### Task directions
Retype everything from the line that contains "What Altair code" down to the line that contains "0.98, 0.994, 1.0]", inclusive, without altering or adding anything.

### Excerpted records
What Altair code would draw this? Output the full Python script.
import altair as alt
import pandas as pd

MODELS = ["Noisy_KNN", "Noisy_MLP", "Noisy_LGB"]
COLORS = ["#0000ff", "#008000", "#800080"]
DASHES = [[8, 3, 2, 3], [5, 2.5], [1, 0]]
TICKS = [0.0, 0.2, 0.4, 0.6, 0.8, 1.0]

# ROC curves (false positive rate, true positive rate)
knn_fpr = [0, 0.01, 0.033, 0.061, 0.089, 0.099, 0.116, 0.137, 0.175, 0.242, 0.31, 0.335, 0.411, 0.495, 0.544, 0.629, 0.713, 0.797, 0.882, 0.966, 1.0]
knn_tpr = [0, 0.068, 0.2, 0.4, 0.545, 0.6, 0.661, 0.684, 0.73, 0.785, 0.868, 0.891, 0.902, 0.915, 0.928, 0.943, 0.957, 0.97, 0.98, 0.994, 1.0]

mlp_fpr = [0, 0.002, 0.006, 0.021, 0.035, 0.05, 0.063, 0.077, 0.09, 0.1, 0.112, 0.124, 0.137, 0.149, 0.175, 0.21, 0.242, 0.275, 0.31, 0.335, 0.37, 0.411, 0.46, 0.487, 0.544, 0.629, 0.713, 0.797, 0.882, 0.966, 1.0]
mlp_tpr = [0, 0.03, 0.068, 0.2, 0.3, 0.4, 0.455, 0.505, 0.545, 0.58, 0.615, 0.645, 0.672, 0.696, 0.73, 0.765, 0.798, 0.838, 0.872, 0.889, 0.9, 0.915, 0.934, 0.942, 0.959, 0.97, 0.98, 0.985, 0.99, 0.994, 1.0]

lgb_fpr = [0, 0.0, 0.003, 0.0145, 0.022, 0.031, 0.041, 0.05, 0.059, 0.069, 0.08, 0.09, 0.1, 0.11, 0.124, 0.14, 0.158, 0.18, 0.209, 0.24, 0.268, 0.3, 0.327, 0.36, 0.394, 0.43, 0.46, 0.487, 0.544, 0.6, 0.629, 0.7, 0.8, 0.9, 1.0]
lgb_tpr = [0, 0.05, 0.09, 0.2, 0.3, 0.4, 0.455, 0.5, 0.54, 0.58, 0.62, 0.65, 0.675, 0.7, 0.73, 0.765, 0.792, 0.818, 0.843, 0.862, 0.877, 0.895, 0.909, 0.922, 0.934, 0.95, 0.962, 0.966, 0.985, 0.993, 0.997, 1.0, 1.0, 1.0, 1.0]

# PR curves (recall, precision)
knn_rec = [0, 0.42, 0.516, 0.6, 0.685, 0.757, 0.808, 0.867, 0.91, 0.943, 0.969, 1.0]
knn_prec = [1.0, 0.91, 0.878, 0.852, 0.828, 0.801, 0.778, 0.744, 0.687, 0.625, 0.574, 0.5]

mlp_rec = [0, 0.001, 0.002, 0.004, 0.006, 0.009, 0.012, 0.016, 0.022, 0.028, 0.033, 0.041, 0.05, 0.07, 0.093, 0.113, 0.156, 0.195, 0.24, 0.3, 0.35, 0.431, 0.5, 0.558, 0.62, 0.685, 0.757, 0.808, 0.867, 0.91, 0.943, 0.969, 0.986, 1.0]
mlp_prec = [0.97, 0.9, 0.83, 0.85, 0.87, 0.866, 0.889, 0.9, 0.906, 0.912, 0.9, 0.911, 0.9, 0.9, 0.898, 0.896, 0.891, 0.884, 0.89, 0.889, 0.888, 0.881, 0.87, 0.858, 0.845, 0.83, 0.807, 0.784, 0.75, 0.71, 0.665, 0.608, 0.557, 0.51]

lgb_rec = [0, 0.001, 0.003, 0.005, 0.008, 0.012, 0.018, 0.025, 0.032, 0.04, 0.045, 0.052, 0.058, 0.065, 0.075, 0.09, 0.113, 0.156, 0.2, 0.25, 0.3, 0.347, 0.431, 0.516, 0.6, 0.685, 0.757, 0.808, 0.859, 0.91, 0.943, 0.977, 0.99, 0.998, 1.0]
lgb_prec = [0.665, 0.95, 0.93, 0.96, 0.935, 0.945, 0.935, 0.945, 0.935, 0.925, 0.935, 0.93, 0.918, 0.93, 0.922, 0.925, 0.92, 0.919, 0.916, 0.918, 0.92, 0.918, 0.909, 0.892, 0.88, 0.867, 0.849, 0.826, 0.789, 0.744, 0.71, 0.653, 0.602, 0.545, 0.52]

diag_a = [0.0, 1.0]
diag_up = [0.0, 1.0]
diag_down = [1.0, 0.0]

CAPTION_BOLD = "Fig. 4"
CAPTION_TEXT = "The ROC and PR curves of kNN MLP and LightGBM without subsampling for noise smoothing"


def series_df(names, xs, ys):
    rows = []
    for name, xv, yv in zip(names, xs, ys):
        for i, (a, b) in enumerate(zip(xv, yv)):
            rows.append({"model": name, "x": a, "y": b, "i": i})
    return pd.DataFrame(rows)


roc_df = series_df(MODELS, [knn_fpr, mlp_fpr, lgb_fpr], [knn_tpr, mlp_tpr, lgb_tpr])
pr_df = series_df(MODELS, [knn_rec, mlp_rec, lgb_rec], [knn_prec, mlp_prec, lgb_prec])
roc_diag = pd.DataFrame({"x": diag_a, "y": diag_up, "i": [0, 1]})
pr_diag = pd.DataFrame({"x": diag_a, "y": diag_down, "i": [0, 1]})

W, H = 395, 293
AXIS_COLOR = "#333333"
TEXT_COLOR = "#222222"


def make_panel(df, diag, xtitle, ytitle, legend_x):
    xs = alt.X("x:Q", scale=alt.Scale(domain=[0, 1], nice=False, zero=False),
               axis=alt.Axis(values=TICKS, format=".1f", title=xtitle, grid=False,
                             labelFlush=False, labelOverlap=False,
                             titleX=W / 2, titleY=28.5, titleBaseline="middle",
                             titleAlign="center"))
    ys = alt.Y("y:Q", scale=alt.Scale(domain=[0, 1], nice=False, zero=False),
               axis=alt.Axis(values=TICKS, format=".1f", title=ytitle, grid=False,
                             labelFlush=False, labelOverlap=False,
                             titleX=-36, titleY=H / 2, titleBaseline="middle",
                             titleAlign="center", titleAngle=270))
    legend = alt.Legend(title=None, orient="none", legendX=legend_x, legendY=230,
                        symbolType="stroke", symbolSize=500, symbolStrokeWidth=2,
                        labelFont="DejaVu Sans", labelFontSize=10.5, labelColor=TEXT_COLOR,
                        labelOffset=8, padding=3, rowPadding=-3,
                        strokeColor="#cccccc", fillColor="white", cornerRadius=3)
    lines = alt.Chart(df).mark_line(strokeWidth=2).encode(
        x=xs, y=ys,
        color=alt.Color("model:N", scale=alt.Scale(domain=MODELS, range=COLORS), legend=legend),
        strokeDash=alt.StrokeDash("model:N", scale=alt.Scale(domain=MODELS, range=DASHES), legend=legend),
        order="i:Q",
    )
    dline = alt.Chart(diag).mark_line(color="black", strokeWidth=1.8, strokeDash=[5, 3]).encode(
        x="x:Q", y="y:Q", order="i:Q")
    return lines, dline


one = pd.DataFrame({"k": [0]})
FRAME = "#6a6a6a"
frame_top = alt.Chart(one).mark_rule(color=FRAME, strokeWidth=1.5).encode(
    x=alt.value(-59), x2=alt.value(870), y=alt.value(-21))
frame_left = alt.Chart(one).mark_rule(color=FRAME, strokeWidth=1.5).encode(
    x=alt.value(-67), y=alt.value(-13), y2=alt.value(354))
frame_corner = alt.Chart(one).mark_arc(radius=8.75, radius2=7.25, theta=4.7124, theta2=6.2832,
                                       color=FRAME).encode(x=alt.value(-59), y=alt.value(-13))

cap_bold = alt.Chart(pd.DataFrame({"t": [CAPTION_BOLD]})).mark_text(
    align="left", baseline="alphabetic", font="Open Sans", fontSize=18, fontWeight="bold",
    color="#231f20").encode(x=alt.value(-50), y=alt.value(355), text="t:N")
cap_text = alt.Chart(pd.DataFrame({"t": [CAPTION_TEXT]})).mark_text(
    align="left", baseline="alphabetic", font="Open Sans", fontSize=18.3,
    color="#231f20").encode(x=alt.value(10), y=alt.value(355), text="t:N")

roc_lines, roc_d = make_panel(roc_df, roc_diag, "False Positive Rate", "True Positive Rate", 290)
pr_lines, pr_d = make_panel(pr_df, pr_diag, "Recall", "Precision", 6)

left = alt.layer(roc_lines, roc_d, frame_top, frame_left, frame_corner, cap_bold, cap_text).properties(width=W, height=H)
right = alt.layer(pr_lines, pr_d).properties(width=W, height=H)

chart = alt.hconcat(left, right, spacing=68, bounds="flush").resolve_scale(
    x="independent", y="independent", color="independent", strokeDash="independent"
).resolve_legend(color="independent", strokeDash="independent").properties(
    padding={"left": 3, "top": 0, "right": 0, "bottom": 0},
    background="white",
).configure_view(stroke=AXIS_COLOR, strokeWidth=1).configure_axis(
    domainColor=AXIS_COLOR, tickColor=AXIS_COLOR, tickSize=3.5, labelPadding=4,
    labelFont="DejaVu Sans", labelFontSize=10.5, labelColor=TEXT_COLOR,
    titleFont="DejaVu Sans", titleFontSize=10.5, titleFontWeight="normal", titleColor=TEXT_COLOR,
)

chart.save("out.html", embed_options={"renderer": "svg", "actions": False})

---

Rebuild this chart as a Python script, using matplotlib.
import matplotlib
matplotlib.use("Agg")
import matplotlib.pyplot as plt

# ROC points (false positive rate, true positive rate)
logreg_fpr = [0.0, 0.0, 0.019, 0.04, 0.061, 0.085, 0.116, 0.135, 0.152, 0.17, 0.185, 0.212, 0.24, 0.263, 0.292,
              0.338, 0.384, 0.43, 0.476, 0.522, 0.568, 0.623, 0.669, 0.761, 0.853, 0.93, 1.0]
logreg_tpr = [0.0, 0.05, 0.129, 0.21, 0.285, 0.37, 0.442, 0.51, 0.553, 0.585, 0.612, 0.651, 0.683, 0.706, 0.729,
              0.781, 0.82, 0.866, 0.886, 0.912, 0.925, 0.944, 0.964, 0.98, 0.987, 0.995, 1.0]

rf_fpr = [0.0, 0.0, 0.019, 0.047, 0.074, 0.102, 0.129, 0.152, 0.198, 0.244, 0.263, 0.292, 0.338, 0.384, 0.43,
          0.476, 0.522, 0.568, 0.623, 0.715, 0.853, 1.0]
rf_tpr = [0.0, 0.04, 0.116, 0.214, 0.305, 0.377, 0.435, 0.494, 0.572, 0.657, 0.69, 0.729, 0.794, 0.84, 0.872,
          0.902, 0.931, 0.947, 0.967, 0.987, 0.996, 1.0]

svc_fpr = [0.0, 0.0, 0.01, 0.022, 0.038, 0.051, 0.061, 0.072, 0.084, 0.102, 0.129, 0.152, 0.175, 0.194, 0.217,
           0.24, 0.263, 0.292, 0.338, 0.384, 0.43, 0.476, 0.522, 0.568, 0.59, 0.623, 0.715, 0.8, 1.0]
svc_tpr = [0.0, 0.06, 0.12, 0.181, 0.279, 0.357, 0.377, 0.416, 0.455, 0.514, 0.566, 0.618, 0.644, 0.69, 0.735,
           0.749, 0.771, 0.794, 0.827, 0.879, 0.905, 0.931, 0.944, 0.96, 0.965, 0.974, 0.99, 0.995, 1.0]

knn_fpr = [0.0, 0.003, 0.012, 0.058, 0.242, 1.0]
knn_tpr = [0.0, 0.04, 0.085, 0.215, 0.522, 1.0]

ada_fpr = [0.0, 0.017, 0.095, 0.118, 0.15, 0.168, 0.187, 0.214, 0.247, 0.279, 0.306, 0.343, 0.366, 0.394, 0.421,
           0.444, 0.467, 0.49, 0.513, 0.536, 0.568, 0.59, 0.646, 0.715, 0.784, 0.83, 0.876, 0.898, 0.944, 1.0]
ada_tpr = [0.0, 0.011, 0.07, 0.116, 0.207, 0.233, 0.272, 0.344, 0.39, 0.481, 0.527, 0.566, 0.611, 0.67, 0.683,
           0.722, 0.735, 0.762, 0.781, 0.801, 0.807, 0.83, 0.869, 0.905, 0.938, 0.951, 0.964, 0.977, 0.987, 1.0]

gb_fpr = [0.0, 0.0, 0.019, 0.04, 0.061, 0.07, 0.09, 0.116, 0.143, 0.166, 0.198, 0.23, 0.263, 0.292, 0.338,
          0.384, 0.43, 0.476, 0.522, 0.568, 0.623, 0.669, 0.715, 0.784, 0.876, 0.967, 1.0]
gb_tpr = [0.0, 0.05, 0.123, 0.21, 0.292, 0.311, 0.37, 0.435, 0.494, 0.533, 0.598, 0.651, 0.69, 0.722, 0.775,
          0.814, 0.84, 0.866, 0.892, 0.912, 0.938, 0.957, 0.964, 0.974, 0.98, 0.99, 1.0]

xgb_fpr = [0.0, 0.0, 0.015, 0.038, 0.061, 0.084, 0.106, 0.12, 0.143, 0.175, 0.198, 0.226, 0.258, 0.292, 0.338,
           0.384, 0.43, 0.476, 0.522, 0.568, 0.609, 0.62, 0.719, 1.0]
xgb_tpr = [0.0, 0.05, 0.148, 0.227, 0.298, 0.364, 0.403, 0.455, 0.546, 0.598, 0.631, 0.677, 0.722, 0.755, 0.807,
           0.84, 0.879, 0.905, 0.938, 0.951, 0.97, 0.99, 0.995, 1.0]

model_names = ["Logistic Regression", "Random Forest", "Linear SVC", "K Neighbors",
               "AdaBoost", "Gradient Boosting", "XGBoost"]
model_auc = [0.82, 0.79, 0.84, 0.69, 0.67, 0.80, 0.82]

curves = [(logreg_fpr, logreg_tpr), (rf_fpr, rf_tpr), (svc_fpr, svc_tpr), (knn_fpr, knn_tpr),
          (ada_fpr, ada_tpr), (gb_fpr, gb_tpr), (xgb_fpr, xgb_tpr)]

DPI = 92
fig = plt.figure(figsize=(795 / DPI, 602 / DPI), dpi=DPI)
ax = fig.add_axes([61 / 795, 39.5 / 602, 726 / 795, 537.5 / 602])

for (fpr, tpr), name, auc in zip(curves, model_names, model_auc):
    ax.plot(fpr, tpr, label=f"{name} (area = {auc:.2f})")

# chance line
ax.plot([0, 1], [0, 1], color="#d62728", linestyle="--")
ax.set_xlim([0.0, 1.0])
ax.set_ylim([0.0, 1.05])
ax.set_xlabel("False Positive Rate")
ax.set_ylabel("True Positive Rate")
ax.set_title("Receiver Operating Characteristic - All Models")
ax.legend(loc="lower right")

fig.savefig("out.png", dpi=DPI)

### The answer
What Altair code would draw this? Output the full Python script.
import altair as alt
import pandas as pd

MODELS = ["Noisy_KNN", "Noisy_MLP", "Noisy_LGB"]
COLORS = ["#0000ff", "#008000", "#800080"]
DASHES = [[8, 3, 2, 3], [5, 2.5], [1, 0]]
TICKS = [0.0, 0.2, 0.4, 0.6, 0.8, 1.0]

# ROC curves (false positive rate, true positive rate)
knn_fpr = [0, 0.01, 0.033, 0.061, 0.089, 0.099, 0.116, 0.137, 0.175, 0.242, 0.31, 0.335, 0.411, 0.495, 0.544, 0.629, 0.713, 0.797, 0.882, 0.966, 1.0]
knn_tpr = [0, 0.068, 0.2, 0.4, 0.545, 0.6, 0.661, 0.684, 0.73, 0.785, 0.868, 0.891, 0.902, 0.915, 0.928, 0.943, 0.957, 0.97, 0.98, 0.994, 1.0]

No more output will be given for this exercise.